_Instructions for the task:_ Leaving out all pictures, please print only the lines from the one containing "Give me the matplotlib source for this chart." through the one containing "from matplotlib.colors import to_rgb".

■ ■ ■ ■ ■

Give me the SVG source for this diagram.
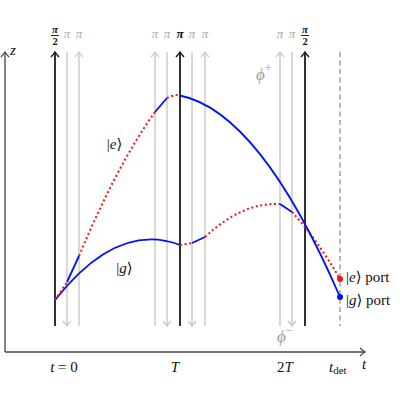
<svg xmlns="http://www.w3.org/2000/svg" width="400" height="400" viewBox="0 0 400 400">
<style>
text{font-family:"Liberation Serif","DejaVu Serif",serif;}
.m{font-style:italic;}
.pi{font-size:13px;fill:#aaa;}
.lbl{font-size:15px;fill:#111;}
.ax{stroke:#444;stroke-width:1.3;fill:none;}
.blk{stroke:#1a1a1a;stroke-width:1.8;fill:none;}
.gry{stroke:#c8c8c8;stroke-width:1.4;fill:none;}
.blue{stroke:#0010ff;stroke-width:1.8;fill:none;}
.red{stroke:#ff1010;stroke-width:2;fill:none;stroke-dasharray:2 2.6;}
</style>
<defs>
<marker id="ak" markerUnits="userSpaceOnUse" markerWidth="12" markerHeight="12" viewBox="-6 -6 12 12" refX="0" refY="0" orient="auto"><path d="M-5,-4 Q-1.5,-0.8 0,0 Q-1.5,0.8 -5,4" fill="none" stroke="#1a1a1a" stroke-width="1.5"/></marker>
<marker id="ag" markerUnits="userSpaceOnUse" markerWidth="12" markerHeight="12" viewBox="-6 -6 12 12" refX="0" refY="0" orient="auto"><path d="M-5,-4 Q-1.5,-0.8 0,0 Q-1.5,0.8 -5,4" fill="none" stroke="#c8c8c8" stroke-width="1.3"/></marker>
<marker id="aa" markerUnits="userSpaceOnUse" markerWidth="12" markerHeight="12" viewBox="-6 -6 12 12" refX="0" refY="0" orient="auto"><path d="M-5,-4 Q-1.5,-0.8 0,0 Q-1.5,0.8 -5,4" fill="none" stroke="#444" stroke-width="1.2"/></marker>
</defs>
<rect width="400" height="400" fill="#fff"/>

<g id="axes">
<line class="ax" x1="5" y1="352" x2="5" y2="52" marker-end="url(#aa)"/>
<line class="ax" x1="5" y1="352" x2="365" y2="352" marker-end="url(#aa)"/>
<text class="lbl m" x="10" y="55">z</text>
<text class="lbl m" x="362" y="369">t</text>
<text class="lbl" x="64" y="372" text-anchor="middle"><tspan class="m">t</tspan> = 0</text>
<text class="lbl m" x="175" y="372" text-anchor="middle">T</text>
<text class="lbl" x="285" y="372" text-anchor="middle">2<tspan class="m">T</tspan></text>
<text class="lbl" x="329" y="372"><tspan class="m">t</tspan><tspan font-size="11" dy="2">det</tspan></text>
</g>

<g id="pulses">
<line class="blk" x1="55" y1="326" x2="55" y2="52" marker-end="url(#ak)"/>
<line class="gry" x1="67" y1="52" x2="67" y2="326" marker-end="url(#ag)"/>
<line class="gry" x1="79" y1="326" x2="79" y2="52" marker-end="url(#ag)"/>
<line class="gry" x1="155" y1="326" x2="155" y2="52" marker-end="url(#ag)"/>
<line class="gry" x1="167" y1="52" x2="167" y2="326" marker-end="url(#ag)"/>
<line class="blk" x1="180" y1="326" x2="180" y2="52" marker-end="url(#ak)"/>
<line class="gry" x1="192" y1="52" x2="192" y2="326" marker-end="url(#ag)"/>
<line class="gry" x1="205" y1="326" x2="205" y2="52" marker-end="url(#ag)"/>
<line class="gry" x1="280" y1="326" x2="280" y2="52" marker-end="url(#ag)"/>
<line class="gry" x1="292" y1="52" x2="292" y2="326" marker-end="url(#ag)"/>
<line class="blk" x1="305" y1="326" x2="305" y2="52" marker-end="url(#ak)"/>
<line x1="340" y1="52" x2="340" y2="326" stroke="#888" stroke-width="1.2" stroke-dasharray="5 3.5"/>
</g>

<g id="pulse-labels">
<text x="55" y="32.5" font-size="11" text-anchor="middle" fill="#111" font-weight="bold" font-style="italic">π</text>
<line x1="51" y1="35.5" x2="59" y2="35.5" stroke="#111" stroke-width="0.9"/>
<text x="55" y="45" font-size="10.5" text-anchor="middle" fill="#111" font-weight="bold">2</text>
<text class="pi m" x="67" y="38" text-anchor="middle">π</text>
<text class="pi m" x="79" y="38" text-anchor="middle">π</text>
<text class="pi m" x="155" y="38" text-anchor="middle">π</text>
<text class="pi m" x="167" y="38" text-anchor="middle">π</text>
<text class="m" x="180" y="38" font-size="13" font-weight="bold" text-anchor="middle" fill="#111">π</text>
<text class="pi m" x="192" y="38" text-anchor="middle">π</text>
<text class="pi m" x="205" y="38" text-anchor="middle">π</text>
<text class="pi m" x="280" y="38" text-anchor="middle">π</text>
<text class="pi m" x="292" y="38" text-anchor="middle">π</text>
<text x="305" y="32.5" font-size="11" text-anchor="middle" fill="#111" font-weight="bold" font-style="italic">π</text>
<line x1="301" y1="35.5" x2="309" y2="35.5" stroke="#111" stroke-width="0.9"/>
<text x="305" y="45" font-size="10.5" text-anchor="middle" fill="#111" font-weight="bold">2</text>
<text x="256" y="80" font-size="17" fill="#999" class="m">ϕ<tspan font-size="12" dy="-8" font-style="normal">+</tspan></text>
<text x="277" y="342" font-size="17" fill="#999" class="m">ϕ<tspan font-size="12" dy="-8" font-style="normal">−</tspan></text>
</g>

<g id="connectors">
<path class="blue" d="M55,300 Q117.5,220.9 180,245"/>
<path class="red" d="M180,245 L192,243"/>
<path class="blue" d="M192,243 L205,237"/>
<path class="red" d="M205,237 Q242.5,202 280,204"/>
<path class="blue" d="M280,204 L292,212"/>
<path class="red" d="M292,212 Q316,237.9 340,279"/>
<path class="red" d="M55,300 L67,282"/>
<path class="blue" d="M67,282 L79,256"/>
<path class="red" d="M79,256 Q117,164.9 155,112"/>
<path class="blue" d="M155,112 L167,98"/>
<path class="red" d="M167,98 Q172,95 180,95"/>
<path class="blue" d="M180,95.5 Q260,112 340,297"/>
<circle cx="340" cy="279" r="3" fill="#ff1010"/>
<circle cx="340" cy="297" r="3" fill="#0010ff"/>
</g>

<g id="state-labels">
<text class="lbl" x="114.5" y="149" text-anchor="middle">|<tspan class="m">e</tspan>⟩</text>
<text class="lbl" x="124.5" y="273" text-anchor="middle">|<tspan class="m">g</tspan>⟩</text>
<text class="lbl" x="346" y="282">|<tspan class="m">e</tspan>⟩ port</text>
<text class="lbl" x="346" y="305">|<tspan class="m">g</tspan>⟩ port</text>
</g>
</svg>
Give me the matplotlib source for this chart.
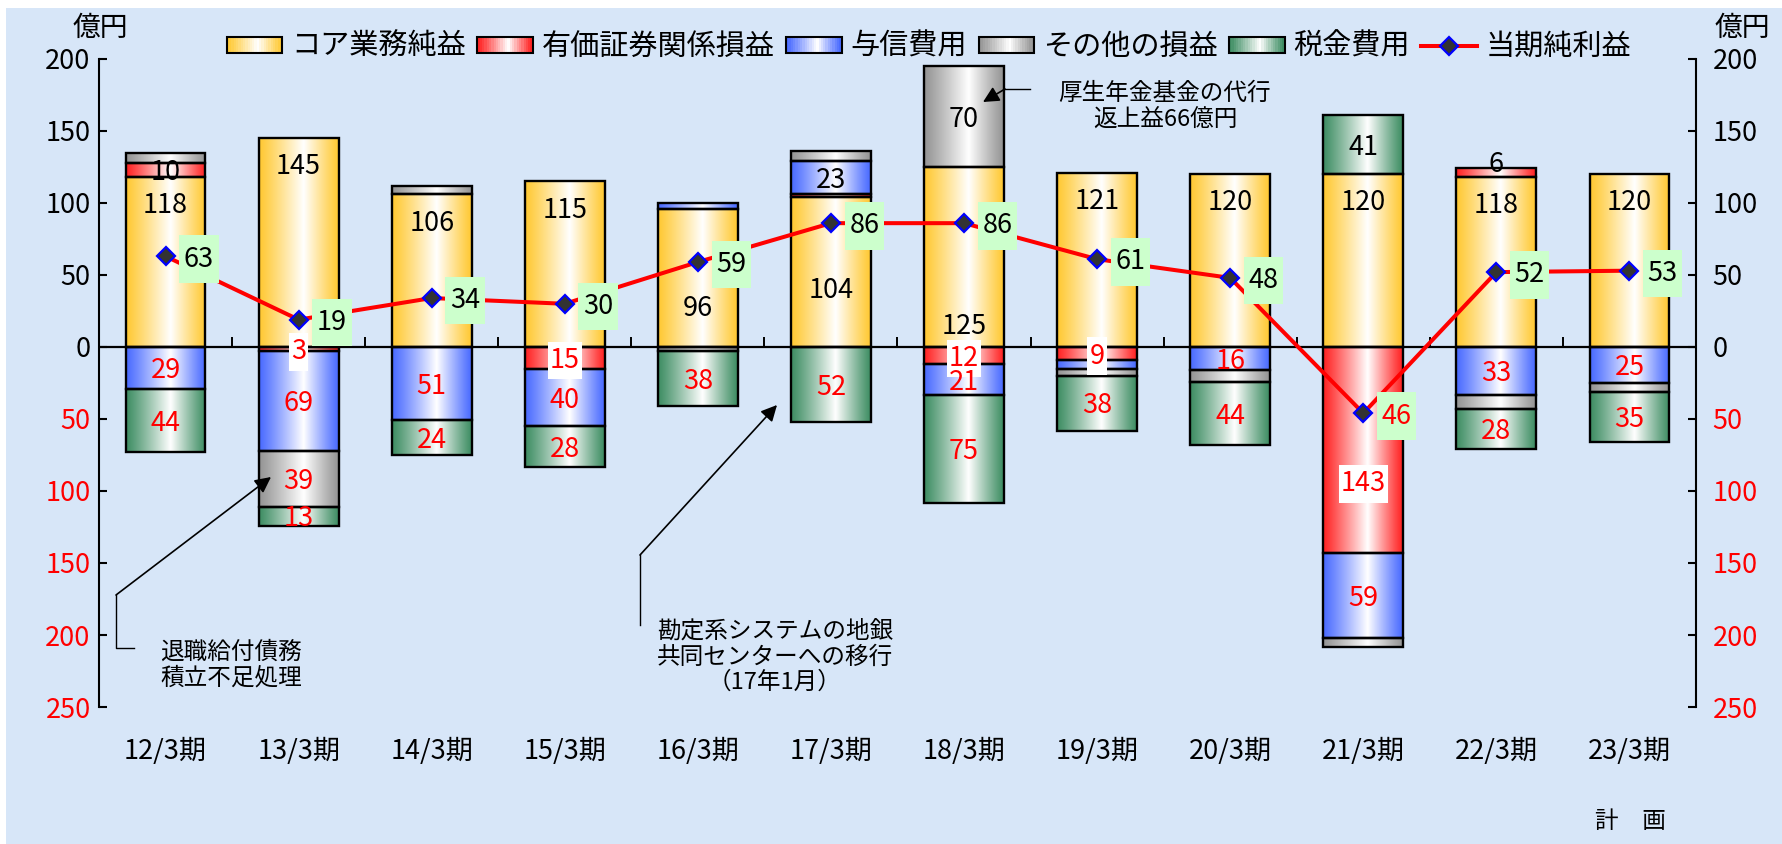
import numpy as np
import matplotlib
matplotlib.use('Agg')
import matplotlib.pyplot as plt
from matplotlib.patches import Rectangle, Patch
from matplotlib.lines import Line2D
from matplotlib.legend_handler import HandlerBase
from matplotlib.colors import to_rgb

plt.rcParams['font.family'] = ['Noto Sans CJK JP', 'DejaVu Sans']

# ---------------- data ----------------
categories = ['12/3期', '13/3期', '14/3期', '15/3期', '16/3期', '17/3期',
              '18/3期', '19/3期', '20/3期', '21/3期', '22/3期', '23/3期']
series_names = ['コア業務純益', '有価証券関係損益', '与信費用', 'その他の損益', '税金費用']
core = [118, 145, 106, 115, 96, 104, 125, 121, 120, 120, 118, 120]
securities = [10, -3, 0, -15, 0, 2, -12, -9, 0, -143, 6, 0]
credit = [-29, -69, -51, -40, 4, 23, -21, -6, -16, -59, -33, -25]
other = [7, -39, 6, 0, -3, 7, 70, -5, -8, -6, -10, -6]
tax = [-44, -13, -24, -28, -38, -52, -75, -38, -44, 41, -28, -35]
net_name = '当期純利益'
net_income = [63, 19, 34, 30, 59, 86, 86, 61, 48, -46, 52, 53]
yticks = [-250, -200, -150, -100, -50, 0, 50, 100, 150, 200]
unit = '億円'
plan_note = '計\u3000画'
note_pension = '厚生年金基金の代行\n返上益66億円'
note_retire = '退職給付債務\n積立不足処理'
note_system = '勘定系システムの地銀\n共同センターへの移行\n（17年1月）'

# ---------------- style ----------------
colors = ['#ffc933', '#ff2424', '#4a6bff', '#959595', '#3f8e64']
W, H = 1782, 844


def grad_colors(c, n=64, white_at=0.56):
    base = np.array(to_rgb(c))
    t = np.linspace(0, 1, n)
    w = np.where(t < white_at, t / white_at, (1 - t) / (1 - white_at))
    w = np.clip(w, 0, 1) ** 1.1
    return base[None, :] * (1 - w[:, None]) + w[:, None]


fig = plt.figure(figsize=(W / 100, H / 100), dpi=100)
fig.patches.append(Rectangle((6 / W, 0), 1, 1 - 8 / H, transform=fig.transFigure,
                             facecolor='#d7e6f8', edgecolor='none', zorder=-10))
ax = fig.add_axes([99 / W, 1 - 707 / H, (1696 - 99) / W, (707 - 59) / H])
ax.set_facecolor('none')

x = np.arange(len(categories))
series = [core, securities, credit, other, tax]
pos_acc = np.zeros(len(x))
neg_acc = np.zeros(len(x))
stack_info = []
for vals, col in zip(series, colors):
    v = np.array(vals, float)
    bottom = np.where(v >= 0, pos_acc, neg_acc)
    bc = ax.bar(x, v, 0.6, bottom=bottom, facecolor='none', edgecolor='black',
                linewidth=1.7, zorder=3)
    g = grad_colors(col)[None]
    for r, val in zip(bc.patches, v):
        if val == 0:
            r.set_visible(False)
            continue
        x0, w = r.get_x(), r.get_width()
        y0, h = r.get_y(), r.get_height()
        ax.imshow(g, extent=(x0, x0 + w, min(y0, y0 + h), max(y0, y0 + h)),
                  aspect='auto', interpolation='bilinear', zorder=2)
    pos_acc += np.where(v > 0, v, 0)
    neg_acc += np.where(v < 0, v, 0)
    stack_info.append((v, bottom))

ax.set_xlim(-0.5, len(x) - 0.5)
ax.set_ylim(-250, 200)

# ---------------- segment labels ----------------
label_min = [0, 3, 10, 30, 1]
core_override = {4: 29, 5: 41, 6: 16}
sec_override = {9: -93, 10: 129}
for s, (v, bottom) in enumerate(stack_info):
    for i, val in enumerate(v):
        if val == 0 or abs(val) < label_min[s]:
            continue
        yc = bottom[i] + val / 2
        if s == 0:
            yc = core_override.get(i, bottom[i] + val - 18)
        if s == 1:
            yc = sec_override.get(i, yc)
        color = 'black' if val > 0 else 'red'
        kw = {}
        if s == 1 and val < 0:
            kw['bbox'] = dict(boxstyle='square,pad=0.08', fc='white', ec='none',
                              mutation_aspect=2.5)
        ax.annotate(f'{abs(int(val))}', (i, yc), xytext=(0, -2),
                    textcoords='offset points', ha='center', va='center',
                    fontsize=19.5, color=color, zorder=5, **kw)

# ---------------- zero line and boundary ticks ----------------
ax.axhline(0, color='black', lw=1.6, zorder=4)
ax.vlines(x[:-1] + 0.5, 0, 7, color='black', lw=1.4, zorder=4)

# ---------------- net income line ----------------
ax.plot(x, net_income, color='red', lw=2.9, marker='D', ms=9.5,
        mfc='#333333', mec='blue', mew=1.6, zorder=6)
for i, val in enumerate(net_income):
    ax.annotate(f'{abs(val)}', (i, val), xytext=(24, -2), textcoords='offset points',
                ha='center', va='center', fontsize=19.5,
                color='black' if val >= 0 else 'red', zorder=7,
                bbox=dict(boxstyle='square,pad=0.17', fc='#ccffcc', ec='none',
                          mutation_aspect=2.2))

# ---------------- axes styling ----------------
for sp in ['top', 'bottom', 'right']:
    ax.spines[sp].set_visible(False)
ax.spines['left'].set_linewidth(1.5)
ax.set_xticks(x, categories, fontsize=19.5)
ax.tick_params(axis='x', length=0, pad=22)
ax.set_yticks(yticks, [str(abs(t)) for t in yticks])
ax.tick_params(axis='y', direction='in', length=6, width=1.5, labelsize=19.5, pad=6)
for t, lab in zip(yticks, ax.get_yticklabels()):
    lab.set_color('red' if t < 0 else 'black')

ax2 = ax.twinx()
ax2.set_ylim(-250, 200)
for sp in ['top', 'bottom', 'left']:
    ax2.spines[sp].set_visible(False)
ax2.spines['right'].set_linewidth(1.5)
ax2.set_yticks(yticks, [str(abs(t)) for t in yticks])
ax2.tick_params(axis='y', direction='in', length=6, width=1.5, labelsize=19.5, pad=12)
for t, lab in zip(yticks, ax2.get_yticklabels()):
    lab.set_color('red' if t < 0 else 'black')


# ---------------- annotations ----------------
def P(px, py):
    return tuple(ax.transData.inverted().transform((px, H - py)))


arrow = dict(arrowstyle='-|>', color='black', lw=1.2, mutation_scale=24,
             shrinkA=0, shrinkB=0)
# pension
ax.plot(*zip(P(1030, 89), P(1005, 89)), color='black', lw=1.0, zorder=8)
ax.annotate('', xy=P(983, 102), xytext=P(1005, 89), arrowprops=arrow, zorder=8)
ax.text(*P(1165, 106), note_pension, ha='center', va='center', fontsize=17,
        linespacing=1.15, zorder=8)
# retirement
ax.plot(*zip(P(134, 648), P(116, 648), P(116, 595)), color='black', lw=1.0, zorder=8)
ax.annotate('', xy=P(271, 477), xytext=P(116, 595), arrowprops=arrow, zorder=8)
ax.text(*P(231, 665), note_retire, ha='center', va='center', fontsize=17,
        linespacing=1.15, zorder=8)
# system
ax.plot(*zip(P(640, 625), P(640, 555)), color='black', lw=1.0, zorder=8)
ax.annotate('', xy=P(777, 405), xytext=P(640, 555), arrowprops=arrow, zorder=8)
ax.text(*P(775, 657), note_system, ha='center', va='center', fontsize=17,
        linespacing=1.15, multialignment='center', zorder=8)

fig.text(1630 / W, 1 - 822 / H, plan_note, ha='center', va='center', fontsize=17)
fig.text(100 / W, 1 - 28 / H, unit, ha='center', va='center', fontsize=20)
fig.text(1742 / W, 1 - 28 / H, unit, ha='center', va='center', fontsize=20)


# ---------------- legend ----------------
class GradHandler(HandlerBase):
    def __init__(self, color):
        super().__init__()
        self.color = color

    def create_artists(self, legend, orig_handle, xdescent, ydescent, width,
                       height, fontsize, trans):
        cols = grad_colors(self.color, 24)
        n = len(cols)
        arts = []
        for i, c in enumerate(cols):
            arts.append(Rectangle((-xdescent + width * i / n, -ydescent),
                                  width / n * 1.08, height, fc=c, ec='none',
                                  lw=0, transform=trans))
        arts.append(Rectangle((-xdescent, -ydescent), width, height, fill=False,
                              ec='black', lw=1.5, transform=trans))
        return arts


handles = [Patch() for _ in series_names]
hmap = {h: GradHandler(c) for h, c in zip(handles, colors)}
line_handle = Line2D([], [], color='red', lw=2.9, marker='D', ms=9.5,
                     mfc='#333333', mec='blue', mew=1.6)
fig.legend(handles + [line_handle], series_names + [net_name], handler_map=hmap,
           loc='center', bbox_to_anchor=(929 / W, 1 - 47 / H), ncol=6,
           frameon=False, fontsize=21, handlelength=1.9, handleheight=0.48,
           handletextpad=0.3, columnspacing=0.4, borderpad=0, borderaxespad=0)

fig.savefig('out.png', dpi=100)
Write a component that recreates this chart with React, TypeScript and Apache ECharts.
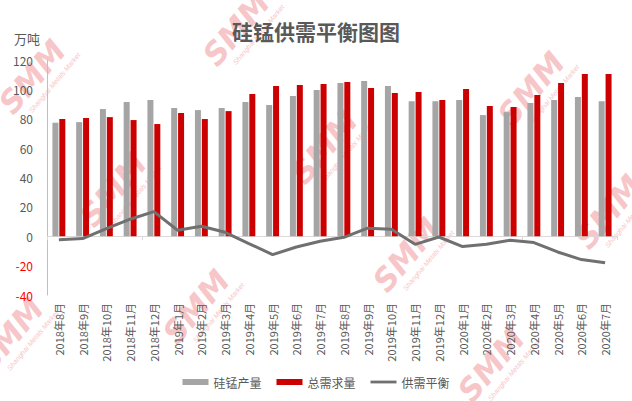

■ ■ ■ ■ ■

_Response below:_
Give me the matplotlib source for this chart.
import numpy as np
import matplotlib
matplotlib.use('Agg')
import matplotlib.pyplot as plt
from matplotlib.patches import Rectangle, Patch
from matplotlib.lines import Line2D
from matplotlib.legend_handler import HandlerBase
from matplotlib.colors import to_rgb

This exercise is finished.